Post Road #26

Hi everyone,

When I opened my mail yesterday, I was delighted to find my contributor’s copies of POST ROAD, winter issue #26, which runs 296 pages. POST ROAD is published by Boston College and attracts quite a readership. Here’s something from the site description.
“Post Road is an American literary magazine founded in 1999 that publishes fiction, nonfiction, criticism, poetry, art, and theatre. In addition to these traditional genres, the magazine also features a “Recommendations” section in which established writers suggest their favorite work and an “Etcetera” section which presents literary curiosities such as letters, reprints, and interviews. Post Road is published biannually by the Department of English at Boston College. Many prominent writers have had work published in Post Road, including Rick Moody, Tom Perrotta, Edith Pearlman, Olena Kalytiak Davis, Maile Chapman, Barry Gifford, Michael Lowenthal, and Jonathan Ames. Other established writers, for example Robert Pinsky and Annie Proulx, have contributed recommendation pieces to the magazine. In 2008, the Boston Globe identified Post Road as one of the top ten literary journals in New England because it “publishes a great mix of high-quality writing while maintaining its cutting-edge voice.”

This issue includes poems by former U.S. Poets Laureate Billy Collins and Robert Pinsky along with numerous contributions in fiction, nonfiction, criticizm, poetry, theatre, recommendations, and guest folio.

My own contribution is in the recommendations section and is titled, “Q&A Reflections.” The subject is the work of E. B. White. My thanks to my editor, Daniel Cattolica and Managing Editor Christopher Boucher. I’m glad to appear in this fine magazine.

Word Chain

Hi everyone,

I’ve been thinking about my Word of the Month MOON poem. Tim Rasinski is fond of playing word games and one of his favorites is to start with a word, add or drop a letter to create a different word, and continue until he (being clever and Tim Rasinski) eventually winds up back with the same word.
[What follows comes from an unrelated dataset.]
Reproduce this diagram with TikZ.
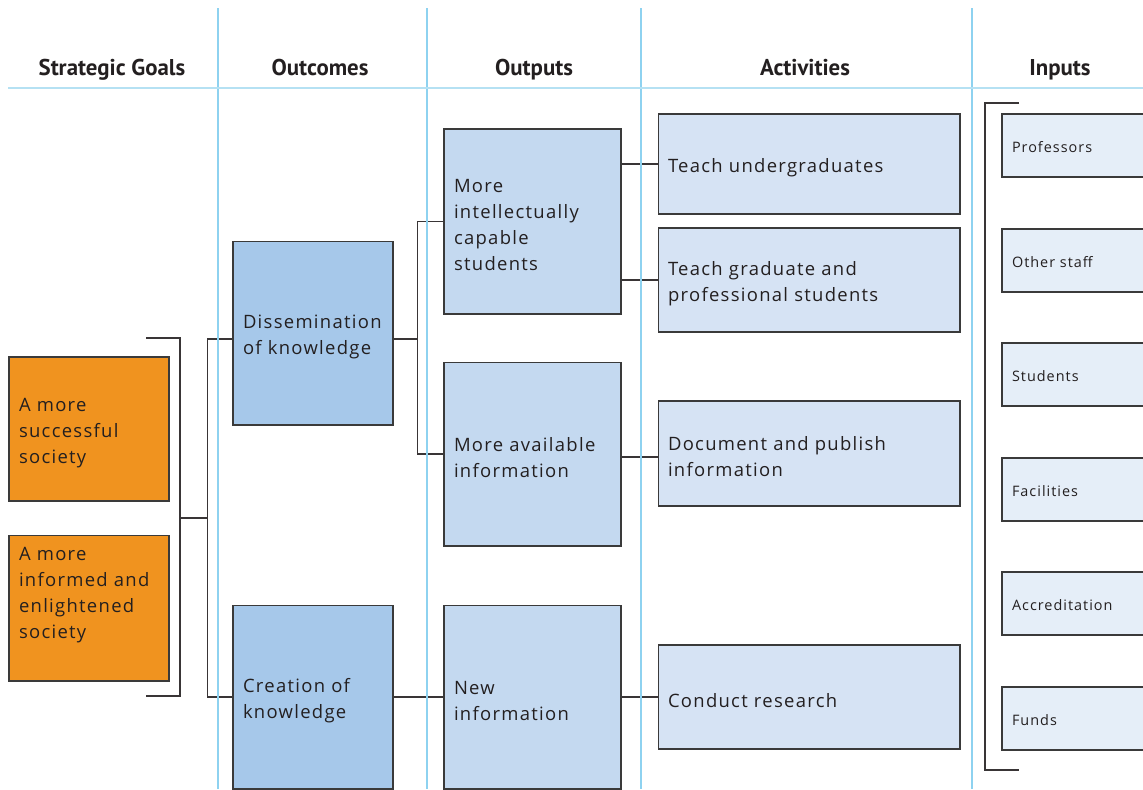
\documentclass[tikz,border=0pt]{standalone}
\usepackage{fontspec}
\setmainfont{Open Sans}[LetterSpace=7]
\newfontfamily\headfont{PT Sans}
\usetikzlibrary{positioning, calc}
\definecolor{goalorange}{HTML}{F0931F}
\definecolor{outcomeblue}{HTML}{A6C8EA}
\definecolor{outputblue}{HTML}{C4D9F0}
\definecolor{activityblue}{HTML}{D6E3F4}
\definecolor{inputblue}{HTML}{E5EEF8}
\definecolor{gridblue}{HTML}{8ED2F0}
\definecolor{rulesblue}{HTML}{B5E1F3}
\definecolor{boxgray}{HTML}{3A3A3A}
\definecolor{textdark}{HTML}{231F20}
\tikzstyle{box} = [rectangle, draw=boxgray, line width=0.6pt, align=left, inner xsep=0.2cm, inner ysep=0pt, text=textdark, font=\fontsize{10.5}{14.8}\selectfont, text height=12pt]
\tikzstyle{goal} = [box, fill=goalorange, minimum width=3.2cm, text width=2.8cm]
\tikzstyle{outcome} = [box, fill=outcomeblue, minimum width=3.2cm, text width=2.8cm, minimum height=3.68cm]
\tikzstyle{output} = [box, fill=outputblue, minimum width=3.54cm, text width=3.14cm]
\tikzstyle{activity} = [box, fill=activityblue, minimum width=6.04cm, text width=5.64cm]
\tikzstyle{input} = [box, fill=inputblue, minimum width=3.2cm, text width=2.8cm, minimum height=1.26cm, font=\fontsize{8.2}{10}\selectfont, text height=8.3pt]
\tikzstyle{header} = [anchor=base, text=textdark, font=\headfont\bfseries\fontsize{13}{15}\selectfont]
\tikzstyle{link} = [line width=0.9pt, draw=textdark!90]
\tikzstyle{gridline} = [draw=gridblue, line width=0.6pt]

\begin{document}
\begin{tikzpicture}[x=0.02cm, y=-0.02cm]
    \useasboundingbox (0,0) rectangle (1143,789);
    \clip (0,0) rectangle (1143,789);

    % column headers
    \node[header] (hgoals) at (112,75) {Strategic Goals};
    \node[header] (houtcomes) at (320,75) {Outcomes};
    \node[header] (houtputs) at (534,75) {Outputs};
    \node[header] (hactivities) at (805,75) {Activities};
    \node[header] (hinputs) at (1060,75) {Inputs};

    % goals
    \node[goal, minimum height=2.88cm] (goalsuccess) at (89,429) {A more\\successful\\society};
    \node[goal, minimum height=2.92cm, text depth=66pt] (goalinformed) at (89,608) {A more\\informed and\\enlightened\\society};

    % outcomes
    \node[outcome] (dissemination) at (313,333) {Dissemination\\of knowledge};
    \node[outcome] (creation) at (313,697) {Creation of\\knowledge};

    % outputs
    \node[output, minimum height=3.7cm] (capable) at (532.5,221.5) {More\\intellectually\\capable\\students};
    \node[output, minimum height=3.68cm] (available) at (532.5,454) {More available\\information};
    \node[output, minimum height=3.68cm] (newinfo) at (532.5,697) {New\\information};

    % activities
    \node[activity, minimum height=2.0cm] (undergrad) at (809,164) {Teach undergraduates};
    \node[activity, minimum height=2.08cm] (graduate) at (809,280) {Teach graduate and\\professional students};
    \node[activity, minimum height=2.1cm] (publish) at (809,453.5) {Document and publish\\information};
    \node[activity, minimum height=2.08cm] (research) at (809,697) {Conduct research};

    % inputs
    \foreach \name/\y/\txt in {professors/145.5/Professors, staff/260.5/Other staff, students/374.5/Students, facilities/489.5/Facilities, accreditation/603.5/Accreditation, funds/718.5/Funds}
        \node[input] (\name) at (1082,\y) {\txt};

    % brackets
    \coordinate (gtop) at (146,338);
    \coordinate (gbottom) at (146,696);
    \draw[link] (gtop) -- ++(34,0) |- (gbottom);
    \coordinate (gmid) at (180,518);
    \draw[link] (gmid) -- ++(28,0);
    \draw[link] ([yshift=-0.12cm]dissemination.west) -- ++(-25,0) |- (creation.west);
    \coordinate (itop) at (1019,103);
    \coordinate (ibottom) at (1019,770);
    \draw[link] (itop) -- ++(-34,0) |- (ibottom);

    % connectors
    \draw[link] ([yshift=-0.12cm]dissemination.east) -- ++(24,0) coordinate (split);
    \draw[link] (capable.west) -| (split) |- (available.west);
    \draw[link] (creation.east) -- (newinfo.west);
    \draw[link] (undergrad.west) -- (undergrad.west -| capable.east);
    \draw[link] (graduate.west) -- (graduate.west -| capable.east);
    \draw[link] ([yshift=-0.07cm]publish.west) -- ([yshift=-0.07cm]publish.west -| available.east);
    \draw[link] (research.west) -- (newinfo.east);

    % grid
    \foreach \x in {218,427,641,972}
        \draw[gridline] (\x,8) -- (\x,789);
    \draw[draw=rulesblue, line width=1.1pt] (8,88) -- (1143,88);
\end{tikzpicture}
\end{document}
I’m not sure I can pull that off but I offer it as a good exercise and can take off from any word and can work whether or not you ever find your way back to the original word.

I haven’t started my MOON poem yet but I think I’ll give Tim’s technique a try when I do. The trick here is to create a poem while at the same time maintaining the ongoing transitions. Stay tuned. And give it a try yourself if you’re inclined.

On a different subject, I was notified Friday that the latest issue of Boston College’s POST ROAD MAGAZINE is about to be released. I have a piece in it so I look forward to receiving my copies this week.